» What is required:
Lines that include the word "seaborn" are the ones to copy.

» Information supplied:
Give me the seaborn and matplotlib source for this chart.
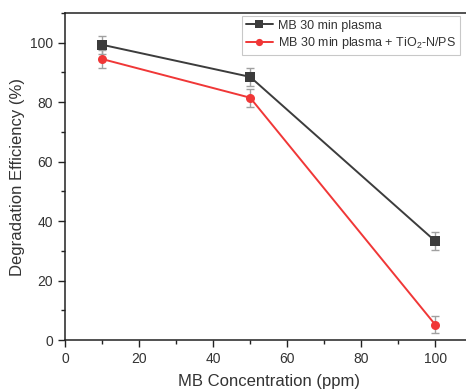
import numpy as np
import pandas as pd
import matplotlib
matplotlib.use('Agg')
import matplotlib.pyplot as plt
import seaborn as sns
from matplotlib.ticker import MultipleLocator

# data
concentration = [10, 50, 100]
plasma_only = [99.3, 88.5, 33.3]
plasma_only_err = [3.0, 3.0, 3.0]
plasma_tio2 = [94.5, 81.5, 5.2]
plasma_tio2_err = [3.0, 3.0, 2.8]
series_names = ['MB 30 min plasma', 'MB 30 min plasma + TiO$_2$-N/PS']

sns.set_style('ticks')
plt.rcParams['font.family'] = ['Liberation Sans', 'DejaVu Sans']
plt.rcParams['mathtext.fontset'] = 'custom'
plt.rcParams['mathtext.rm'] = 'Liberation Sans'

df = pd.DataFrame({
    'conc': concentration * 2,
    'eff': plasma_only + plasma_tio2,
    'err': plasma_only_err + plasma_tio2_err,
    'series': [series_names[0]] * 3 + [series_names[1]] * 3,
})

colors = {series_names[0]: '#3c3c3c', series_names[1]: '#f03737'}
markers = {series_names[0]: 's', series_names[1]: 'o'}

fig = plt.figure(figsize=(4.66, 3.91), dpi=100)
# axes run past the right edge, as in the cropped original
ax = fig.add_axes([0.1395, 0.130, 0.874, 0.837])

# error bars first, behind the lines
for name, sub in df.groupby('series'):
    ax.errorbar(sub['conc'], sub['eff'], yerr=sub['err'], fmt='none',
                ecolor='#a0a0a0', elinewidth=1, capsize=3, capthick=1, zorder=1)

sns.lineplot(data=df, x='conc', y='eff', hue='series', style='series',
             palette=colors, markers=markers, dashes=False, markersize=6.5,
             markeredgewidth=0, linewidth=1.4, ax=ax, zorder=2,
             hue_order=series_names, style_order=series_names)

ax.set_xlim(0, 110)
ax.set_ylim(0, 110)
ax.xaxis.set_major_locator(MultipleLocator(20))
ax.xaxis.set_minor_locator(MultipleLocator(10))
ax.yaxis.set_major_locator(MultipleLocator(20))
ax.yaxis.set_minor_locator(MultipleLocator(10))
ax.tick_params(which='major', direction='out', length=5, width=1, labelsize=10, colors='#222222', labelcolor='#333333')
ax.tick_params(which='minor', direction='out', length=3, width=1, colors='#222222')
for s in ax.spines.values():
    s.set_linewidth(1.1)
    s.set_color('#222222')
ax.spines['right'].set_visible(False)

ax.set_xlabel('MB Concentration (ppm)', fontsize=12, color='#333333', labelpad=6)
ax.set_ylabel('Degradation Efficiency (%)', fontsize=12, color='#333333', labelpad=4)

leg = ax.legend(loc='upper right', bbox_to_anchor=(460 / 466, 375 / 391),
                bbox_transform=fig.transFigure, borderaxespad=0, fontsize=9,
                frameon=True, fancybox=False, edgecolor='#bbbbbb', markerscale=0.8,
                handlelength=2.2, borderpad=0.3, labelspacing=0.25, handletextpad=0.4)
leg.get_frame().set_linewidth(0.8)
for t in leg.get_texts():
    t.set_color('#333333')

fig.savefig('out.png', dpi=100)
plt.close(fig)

» The reply:
Give me the seaborn and matplotlib source for this chart.
import seaborn as sns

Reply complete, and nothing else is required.